Shreeniwas, Dr. Sudha, U. of North Carolina, Greensboro, NC - To aid research on 'Traditions in Transformation, New Reproductive Technologies, and Gender Bias'
DR. SUDHA SHREENIWAS, of the University of North Carolina in Greensboro, North Carolina, was awarded a grant in June 2003 to aid research on new reproductive technologies and gender bias among members of two castes in India. Shreeniwas examined two hypotheses: (1) Social changes that enhance the productive roles of men more than those of women, together with the rise of patrilineality and dowry systems among formerly matrilineal-matrilocal communities, will increase families' preference for sons. (2) The motivations and means adopted to achieve newly emergent gender-biased reproductive goals will be similar to those operating in places where such goals have been long-standing.
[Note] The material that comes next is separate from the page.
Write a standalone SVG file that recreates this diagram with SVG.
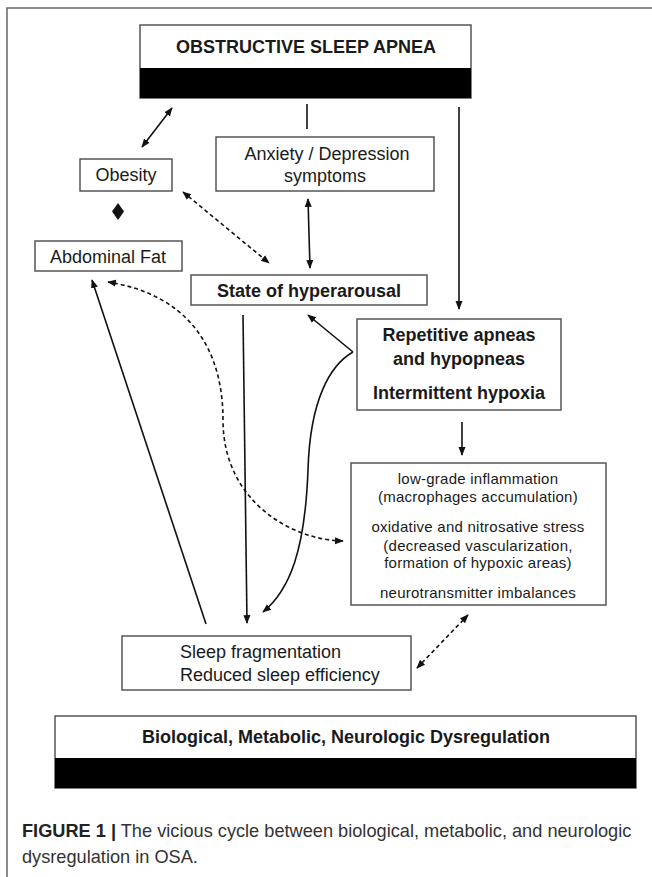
<svg xmlns="http://www.w3.org/2000/svg" width="652" height="877" viewBox="0 0 652 877">
<style>
.box{fill:#fff;stroke:#555;stroke-width:1.5}
.bar{fill:#000}
.t{font-family:"Liberation Sans",Arial,sans-serif;font-size:18px;fill:#1a1a1a;text-anchor:middle}
.b{font-weight:bold}
.s{font-size:15px;letter-spacing:0.25px}
.ln{fill:none;stroke:#111;stroke-width:1.6}
.d{stroke-dasharray:4,3}
.cap{font-family:"Liberation Sans",Arial,sans-serif;font-size:18.2px;fill:#333}
</style>
<defs>
<marker id="ah" viewBox="0 0 10 10" refX="9" refY="5" markerWidth="5.5" markerHeight="5.5" orient="auto-start-reverse" markerUnits="strokeWidth">
<path d="M0,1 L10,5 L0,9 z" fill="#111"/>
</marker>
</defs>
<rect x="0" y="0" width="652" height="877" fill="#fff"/>
<path d="M7,877 V8 H652" fill="none" stroke="#666" stroke-width="1.5"/>

<g id="osa">
<rect class="box" x="140" y="25" width="331" height="73"/>
<rect class="bar" x="140" y="68" width="331" height="30"/>
<text class="t b" x="306" y="53">OBSTRUCTIVE SLEEP APNEA</text>
</g>
<g id="obesity">
<rect class="box" x="80" y="159" width="92" height="32"/>
<text class="t" x="126" y="181">Obesity</text>
</g>
<g id="anxiety">
<rect class="box" x="216" y="137" width="218" height="54"/>
<text class="t" x="327" y="160">Anxiety / Depression</text>
<text class="t" x="325" y="182">symptoms</text>
</g>
<g id="abdominal">
<rect class="box" x="35" y="241" width="147" height="30"/>
<text class="t" x="108" y="263">Abdominal Fat</text>
</g>
<g id="hyperarousal">
<rect class="box" x="191" y="275" width="236" height="30"/>
<text class="t b" x="309" y="297">State of hyperarousal</text>
</g>
<g id="repetitive">
<rect class="box" x="357" y="319" width="204" height="91"/>
<text class="t b" x="459" y="341">Repetitive apneas</text>
<text class="t b" x="459" y="365">and hypopneas</text>
<text class="t b" x="459" y="399">Intermittent hypoxia</text>
</g>
<g id="inflammation">
<rect class="box" x="351" y="463" width="255" height="142"/>
<text class="t s" x="478" y="484">low-grade inflammation</text>
<text class="t s" x="478" y="502">(macrophages accumulation)</text>
<text class="t s" x="478" y="532">oxidative and nitrosative stress</text>
<text class="t s" x="478" y="551">(decreased vascularization,</text>
<text class="t s" x="478" y="568">formation of hypoxic areas)</text>
<text class="t s" x="478" y="598">neurotransmitter imbalances</text>
</g>
<g id="sleep">
<rect class="box" x="122" y="636" width="289" height="54"/>
<text class="t" x="180" y="658" style="text-anchor:start">Sleep fragmentation</text>
<text class="t" x="180" y="681" style="text-anchor:start">Reduced sleep efficiency</text>
</g>
<g id="dysregulation">
<rect class="box" x="55" y="716" width="581" height="72"/>
<rect class="bar" x="55" y="758" width="581" height="30"/>
<text class="t b" x="346" y="743">Biological, Metabolic, Neurologic Dysregulation</text>
</g>

<g id="connectors">
<line class="ln" x1="307" y1="104" x2="307" y2="129"/>
<line class="ln" x1="172" y1="108" x2="142" y2="147" marker-start="url(#ah)" marker-end="url(#ah)"/>
<path d="M118,203 L124,211.5 L118,220 L112,211.5 z" fill="#111"/>
<line class="ln d" x1="183" y1="192" x2="269" y2="263" marker-start="url(#ah)" marker-end="url(#ah)"/>
<line class="ln" x1="308" y1="199" x2="310" y2="268" marker-start="url(#ah)" marker-end="url(#ah)"/>
<line class="ln" x1="459" y1="107" x2="459" y2="309" marker-end="url(#ah)"/>
<line class="ln" x1="353" y1="352" x2="308" y2="315" marker-end="url(#ah)"/>
<path class="ln" d="M353,352 C330,365 310,400 308,470 C305,550 290,590 263,612" marker-end="url(#ah)"/>
<line class="ln" x1="243" y1="315" x2="247" y2="623" marker-end="url(#ah)"/>
<line class="ln" x1="206" y1="624" x2="92" y2="280" marker-end="url(#ah)"/>
<path class="ln d" d="M343,541 C290,540 223,500 223,420 C223,350 190,295 108,282" marker-start="url(#ah)" marker-end="url(#ah)"/>
<line class="ln" x1="462" y1="422" x2="462" y2="455" marker-end="url(#ah)"/>
<line class="ln d" x1="417" y1="668" x2="468" y2="615" marker-start="url(#ah)" marker-end="url(#ah)"/>
</g>

<text class="cap" x="22" y="837"><tspan font-weight="bold" fill="#222">FIGURE 1 |</tspan> The vicious cycle between biological, metabolic, and neurologic</text>
<text class="cap" x="22" y="863">dysregulation in OSA.</text>
</svg>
Shreeniwas studied members of the Nair caste or community in Kerala state and compared them with members of the Jat caste or community in peri-urban Delhi. The results supported the first hypothesis and partially supported the second. Patrilineal descent, residence, and inheritance, along with dowry practices, had become widespread in Kerala. These trends appeared to be associated with a verbalized preference for sons, although there was little evidence of prenatal sex selection among Nairs. The Jat community had long been patrilineal, with dowry, seclusion and educational limitations for females, strong son preference, and widespread prenatal sex selection. The main similarities between Nairs' and Jats' reasons for son preference were concerns about dowries and women's upbringing. The main differences were encouragement of education and paid work among Nair women and a 'memory of matriliny' that protected them from the worst forms of gender bias. Thus, despite high contraceptive use and low fertility, use of sex selection technology was almost nonexistent among Nairs.